I read Die Dashboards Die – by Nir Eyal recently and it resonated with me – but it also got me thinking about how some of this could be applied to traditional web design.

Personally, I feel that for too long now websites have just been a way of taking what would have been your printed marketing brochure and putting it online for anyone to see. We’ve replaced the job of the traditional salesman with Google search results, no longer do we have someone cold calling customers or driving from town to town meeting with prospective clients, instead we have optimised our sites to appear in search engines for favourable terms and then created funnels to see how well we convert these prospects once they reach our online brochures (websites).

Surely it’s time we moved beyond the traditional approach of a logo, menu, hero section, h1, intro text, icon, h4, paragraph, button, etc? Just taking a look at various ‘web design’ inspiration sites one can see that most sites all look the same, with the only real difference being how meticulously the visual design has been crafted.

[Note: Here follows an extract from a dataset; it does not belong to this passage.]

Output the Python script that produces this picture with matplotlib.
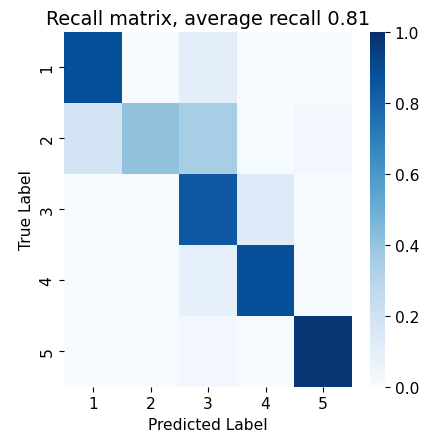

Maybe (most) websites will essentially become some form of a live chat interface, where the website acts more as an enabler, rather than a passive arrangement of images and text? Where we will be talking to a website, rather than moving a mouse around a screen and clicking on a button based on its color. We can already do a lot of this with bots on our phones, but when will we see major changes in the way we are designing websites? How can your websites desktop experience complement and build on the experience of your customers interaction with your more ‘intelligent’ mobile experiences? If I find some good examples of this I will be sure to post a follow-up to this.